▸ Objective:
Please return exactly the run of lines that begins with the line containing "Give me the" and ends with the line containing "const BAND_COLOR = '#dceafb';", pictures excluded.

Dataset extract start

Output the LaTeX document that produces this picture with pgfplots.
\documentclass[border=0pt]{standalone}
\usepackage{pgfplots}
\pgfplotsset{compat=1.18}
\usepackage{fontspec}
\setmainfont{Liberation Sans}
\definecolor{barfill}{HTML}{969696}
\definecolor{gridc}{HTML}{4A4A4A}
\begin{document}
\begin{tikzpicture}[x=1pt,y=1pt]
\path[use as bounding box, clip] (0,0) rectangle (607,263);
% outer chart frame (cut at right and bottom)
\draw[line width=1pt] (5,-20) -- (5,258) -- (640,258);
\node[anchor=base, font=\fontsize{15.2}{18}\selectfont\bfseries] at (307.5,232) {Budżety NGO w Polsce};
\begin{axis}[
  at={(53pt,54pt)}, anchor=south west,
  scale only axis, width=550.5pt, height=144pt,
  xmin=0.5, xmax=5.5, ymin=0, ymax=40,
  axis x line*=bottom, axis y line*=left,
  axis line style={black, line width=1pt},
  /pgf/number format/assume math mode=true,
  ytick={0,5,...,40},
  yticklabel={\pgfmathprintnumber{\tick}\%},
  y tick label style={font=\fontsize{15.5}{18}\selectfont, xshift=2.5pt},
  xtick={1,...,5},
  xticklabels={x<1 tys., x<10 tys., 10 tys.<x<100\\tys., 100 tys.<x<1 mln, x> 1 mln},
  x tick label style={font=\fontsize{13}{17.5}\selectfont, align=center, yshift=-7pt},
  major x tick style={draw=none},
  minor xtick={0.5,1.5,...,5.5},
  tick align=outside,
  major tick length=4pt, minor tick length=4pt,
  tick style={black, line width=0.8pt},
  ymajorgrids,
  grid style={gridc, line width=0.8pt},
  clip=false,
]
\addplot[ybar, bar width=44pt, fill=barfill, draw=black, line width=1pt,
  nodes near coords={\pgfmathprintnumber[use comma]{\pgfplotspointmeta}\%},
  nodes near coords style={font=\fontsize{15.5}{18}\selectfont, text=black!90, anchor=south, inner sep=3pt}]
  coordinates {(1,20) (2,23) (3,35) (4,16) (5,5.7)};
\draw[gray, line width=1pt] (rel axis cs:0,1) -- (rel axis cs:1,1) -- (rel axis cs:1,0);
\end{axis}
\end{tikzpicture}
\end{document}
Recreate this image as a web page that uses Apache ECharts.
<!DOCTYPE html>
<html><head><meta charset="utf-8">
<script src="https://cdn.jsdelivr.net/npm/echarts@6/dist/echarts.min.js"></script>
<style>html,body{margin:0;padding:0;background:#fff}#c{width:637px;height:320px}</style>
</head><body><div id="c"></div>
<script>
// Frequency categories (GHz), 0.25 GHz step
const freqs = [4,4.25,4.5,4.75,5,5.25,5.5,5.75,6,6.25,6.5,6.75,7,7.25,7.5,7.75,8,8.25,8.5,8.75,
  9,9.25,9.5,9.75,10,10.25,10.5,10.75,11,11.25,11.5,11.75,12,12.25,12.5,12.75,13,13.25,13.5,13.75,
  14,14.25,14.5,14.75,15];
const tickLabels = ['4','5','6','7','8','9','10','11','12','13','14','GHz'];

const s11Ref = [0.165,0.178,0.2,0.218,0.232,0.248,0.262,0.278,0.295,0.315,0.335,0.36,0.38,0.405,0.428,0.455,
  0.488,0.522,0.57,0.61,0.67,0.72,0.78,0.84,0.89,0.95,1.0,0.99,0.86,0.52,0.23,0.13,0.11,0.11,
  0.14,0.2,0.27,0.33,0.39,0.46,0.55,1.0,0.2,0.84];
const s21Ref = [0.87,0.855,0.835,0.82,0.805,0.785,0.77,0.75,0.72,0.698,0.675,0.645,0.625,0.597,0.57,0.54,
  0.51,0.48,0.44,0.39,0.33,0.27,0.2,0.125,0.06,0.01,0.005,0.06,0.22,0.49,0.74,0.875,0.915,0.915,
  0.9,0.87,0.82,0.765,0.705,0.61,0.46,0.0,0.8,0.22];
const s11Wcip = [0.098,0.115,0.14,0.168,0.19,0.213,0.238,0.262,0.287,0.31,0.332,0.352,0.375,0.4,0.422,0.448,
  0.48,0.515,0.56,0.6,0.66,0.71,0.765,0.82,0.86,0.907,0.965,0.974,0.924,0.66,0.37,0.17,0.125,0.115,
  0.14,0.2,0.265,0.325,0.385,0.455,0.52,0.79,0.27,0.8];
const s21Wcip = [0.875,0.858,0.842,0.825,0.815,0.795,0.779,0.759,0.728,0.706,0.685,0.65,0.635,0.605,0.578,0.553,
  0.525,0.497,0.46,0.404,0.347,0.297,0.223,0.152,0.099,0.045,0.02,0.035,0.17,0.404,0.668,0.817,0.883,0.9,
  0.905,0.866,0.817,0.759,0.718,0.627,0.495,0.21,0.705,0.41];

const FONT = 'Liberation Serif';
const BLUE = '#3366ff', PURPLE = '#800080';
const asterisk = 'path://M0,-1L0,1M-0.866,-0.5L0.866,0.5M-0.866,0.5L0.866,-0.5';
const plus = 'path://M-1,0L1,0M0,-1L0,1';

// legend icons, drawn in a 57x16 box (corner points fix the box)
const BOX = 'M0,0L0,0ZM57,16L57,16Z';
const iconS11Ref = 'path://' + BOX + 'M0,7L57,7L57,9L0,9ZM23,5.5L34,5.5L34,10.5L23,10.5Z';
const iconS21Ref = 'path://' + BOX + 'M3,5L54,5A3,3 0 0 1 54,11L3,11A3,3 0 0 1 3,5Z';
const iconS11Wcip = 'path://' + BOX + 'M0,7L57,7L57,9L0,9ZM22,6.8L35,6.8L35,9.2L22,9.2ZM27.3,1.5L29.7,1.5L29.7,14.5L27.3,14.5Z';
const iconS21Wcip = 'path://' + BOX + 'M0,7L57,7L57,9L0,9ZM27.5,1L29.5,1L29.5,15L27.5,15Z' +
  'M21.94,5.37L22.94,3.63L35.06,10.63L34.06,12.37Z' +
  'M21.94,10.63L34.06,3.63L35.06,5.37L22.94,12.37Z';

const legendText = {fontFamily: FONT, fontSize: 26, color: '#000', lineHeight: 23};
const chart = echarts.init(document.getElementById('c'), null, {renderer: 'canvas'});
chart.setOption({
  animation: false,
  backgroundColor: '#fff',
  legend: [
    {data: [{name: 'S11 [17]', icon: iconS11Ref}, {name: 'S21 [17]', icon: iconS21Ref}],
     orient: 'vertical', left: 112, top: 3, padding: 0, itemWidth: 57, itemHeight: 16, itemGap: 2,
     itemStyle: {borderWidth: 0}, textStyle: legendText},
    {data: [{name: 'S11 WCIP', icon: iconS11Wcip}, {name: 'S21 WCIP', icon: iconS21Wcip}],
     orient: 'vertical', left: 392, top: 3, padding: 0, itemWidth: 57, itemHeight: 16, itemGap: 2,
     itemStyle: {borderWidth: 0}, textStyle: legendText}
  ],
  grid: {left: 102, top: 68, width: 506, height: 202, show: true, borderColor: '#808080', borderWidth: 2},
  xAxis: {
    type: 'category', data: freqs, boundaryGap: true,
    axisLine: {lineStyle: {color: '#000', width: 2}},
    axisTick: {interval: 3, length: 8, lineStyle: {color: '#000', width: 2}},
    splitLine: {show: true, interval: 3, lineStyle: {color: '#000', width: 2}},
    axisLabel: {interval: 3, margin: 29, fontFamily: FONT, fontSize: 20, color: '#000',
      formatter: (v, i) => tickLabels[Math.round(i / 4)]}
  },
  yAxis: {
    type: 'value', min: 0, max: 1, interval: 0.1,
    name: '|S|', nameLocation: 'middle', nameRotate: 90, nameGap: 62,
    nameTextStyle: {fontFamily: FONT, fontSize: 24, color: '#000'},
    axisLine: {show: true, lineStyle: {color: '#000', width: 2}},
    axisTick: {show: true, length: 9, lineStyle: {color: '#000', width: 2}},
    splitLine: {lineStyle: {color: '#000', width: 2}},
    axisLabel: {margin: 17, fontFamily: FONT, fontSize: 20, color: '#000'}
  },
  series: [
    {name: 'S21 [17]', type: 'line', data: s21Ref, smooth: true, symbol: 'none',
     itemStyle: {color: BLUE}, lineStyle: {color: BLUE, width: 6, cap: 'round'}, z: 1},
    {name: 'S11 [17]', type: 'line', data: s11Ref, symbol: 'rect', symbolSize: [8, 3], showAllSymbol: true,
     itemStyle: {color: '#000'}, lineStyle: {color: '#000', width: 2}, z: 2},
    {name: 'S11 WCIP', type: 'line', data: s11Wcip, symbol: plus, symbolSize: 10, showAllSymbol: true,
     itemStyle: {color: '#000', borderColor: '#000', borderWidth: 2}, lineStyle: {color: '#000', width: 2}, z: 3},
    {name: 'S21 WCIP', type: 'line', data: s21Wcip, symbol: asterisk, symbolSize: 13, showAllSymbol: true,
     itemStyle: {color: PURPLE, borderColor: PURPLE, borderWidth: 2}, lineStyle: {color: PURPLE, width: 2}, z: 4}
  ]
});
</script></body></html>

Dataset extract end
Dataset extract start

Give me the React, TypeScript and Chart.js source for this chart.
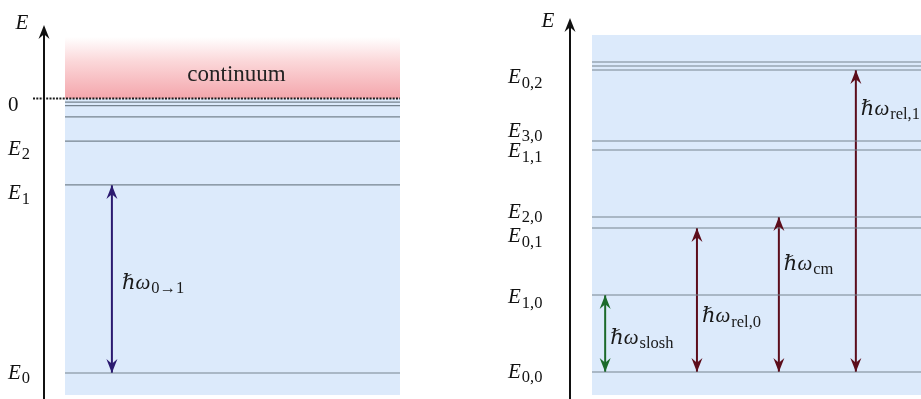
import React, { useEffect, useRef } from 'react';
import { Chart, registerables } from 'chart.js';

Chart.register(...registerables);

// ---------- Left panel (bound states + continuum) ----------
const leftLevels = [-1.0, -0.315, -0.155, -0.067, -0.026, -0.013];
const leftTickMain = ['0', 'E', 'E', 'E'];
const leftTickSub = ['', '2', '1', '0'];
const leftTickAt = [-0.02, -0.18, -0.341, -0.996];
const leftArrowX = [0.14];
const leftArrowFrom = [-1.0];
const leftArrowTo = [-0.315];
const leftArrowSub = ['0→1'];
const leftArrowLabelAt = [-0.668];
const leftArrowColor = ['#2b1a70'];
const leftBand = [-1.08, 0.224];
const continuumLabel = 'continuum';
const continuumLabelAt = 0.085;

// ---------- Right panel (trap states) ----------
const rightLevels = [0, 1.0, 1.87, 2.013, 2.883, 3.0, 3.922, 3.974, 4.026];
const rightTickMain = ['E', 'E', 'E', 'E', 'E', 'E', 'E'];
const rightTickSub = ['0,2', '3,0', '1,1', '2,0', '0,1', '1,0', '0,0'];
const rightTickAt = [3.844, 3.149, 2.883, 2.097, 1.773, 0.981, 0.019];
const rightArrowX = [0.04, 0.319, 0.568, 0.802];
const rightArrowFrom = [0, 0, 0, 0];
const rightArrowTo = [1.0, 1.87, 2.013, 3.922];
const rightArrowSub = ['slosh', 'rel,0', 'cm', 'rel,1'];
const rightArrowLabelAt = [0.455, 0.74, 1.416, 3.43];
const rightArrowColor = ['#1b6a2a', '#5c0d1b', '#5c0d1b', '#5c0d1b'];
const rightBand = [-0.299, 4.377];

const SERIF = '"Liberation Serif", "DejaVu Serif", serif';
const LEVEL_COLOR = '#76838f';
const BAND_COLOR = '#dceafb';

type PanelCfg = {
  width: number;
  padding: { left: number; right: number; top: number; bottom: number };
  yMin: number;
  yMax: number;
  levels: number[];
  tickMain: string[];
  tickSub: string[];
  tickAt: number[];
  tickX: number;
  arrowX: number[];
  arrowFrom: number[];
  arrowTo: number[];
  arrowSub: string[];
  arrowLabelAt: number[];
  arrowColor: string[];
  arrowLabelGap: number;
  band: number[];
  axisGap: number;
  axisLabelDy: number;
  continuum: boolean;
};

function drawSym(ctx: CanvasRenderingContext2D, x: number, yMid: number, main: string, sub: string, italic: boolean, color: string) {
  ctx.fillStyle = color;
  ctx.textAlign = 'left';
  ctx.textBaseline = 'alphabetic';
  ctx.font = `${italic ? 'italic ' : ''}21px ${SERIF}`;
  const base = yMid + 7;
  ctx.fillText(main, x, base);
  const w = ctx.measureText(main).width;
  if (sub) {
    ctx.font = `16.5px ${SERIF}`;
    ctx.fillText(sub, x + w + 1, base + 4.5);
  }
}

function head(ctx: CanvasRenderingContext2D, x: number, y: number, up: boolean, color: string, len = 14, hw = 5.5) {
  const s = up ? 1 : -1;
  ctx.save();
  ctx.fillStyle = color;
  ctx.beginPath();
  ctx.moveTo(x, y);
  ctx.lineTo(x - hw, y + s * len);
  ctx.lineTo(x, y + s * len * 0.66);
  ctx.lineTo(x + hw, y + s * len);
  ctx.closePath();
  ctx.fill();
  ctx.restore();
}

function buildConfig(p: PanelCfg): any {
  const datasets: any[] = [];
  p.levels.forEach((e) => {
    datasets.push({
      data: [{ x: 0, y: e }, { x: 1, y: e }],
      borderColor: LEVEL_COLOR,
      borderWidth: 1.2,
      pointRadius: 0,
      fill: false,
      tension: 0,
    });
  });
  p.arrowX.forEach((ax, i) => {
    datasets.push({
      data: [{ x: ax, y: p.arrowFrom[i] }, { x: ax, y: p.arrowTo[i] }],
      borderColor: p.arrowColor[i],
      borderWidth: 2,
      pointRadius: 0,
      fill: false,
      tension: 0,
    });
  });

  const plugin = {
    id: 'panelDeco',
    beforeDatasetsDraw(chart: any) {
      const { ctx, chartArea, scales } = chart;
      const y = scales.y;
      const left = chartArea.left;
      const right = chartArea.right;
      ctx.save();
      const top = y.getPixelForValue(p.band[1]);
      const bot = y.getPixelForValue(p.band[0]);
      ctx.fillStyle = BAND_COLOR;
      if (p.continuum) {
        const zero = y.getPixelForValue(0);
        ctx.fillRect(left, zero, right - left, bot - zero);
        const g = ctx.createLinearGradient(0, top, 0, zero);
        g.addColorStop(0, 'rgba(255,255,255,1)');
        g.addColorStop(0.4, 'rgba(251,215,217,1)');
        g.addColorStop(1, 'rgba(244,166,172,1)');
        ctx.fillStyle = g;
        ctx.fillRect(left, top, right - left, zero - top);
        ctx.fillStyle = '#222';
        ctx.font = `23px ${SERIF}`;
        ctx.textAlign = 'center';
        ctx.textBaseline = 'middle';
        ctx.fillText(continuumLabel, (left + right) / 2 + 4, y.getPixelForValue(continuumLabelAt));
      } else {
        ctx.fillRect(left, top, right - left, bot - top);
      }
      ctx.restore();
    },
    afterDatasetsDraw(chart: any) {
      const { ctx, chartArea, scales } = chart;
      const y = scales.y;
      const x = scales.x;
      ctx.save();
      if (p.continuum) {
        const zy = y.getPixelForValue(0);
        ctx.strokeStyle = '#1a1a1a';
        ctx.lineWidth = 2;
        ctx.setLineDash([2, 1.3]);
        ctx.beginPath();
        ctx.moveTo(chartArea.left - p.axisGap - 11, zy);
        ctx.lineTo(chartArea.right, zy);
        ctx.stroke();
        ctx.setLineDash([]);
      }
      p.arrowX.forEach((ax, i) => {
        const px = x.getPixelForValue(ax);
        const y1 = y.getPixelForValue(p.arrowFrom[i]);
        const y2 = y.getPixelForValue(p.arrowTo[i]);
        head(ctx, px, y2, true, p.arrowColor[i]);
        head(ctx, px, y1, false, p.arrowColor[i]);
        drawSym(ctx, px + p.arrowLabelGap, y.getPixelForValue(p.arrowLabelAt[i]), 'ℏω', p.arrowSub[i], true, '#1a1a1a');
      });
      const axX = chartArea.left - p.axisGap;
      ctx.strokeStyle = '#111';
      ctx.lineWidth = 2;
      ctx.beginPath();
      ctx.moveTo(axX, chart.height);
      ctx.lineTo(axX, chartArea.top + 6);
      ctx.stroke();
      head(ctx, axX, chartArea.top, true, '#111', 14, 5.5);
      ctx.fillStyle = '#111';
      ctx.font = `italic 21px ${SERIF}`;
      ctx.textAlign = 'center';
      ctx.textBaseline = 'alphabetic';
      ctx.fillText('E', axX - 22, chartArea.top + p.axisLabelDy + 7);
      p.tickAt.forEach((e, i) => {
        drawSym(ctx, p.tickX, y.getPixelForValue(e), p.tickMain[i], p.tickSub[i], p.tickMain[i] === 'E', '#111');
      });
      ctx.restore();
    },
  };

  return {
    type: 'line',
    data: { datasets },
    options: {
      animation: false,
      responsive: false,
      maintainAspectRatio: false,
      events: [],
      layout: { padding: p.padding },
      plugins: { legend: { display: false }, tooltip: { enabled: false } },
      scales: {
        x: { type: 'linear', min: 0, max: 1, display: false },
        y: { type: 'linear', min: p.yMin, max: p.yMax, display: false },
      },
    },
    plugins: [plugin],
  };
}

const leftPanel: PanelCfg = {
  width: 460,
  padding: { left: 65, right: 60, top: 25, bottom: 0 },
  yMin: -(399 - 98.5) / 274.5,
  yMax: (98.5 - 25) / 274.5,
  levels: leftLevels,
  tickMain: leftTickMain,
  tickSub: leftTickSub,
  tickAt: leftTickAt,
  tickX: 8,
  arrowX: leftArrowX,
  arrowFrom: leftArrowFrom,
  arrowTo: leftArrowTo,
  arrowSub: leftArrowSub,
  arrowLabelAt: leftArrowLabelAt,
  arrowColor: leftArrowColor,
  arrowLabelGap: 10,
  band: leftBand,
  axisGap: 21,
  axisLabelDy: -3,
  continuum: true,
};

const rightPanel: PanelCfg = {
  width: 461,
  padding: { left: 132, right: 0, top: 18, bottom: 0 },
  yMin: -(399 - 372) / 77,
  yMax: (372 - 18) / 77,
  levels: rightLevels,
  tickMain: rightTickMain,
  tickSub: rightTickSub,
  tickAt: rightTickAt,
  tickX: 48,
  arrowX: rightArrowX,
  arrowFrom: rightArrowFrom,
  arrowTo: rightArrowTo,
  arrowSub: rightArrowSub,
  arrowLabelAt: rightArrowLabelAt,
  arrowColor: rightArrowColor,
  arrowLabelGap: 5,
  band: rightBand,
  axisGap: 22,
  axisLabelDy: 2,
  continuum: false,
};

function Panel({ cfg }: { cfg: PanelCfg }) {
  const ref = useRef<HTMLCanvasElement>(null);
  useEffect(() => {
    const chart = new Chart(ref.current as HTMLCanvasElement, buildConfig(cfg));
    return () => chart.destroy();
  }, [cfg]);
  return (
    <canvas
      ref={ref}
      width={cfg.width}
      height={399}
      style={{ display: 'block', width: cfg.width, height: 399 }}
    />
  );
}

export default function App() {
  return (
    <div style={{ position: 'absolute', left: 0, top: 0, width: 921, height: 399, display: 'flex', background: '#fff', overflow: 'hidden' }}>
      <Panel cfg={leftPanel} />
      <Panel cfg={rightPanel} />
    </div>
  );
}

Dataset extract end

▸ Result of the exercise:
Give me the React, TypeScript and Chart.js source for this chart.
import React, { useEffect, useRef } from 'react';
import { Chart, registerables } from 'chart.js';

Chart.register(...registerables);

// ---------- Left panel (bound states + continuum) ----------
const leftLevels = [-1.0, -0.315, -0.155, -0.067, -0.026, -0.013];
const leftTickMain = ['0', 'E', 'E', 'E'];
const leftTickSub = ['', '2', '1', '0'];
const leftTickAt = [-0.02, -0.18, -0.341, -0.996];
const leftArrowX = [0.14];
const leftArrowFrom = [-1.0];
const leftArrowTo = [-0.315];
const leftArrowSub = ['0→1'];
const leftArrowLabelAt = [-0.668];
const leftArrowColor = ['#2b1a70'];
const leftBand = [-1.08, 0.224];
const continuumLabel = 'continuum';
const continuumLabelAt = 0.085;

// ---------- Right panel (trap states) ----------
const rightLevels = [0, 1.0, 1.87, 2.013, 2.883, 3.0, 3.922, 3.974, 4.026];
const rightTickMain = ['E', 'E', 'E', 'E', 'E', 'E', 'E'];
const rightTickSub = ['0,2', '3,0', '1,1', '2,0', '0,1', '1,0', '0,0'];
const rightTickAt = [3.844, 3.149, 2.883, 2.097, 1.773, 0.981, 0.019];
const rightArrowX = [0.04, 0.319, 0.568, 0.802];
const rightArrowFrom = [0, 0, 0, 0];
const rightArrowTo = [1.0, 1.87, 2.013, 3.922];
const rightArrowSub = ['slosh', 'rel,0', 'cm', 'rel,1'];
const rightArrowLabelAt = [0.455, 0.74, 1.416, 3.43];
const rightArrowColor = ['#1b6a2a', '#5c0d1b', '#5c0d1b', '#5c0d1b'];
const rightBand = [-0.299, 4.377];

const SERIF = '"Liberation Serif", "DejaVu Serif", serif';
const LEVEL_COLOR = '#76838f';
const BAND_COLOR = '#dceafb';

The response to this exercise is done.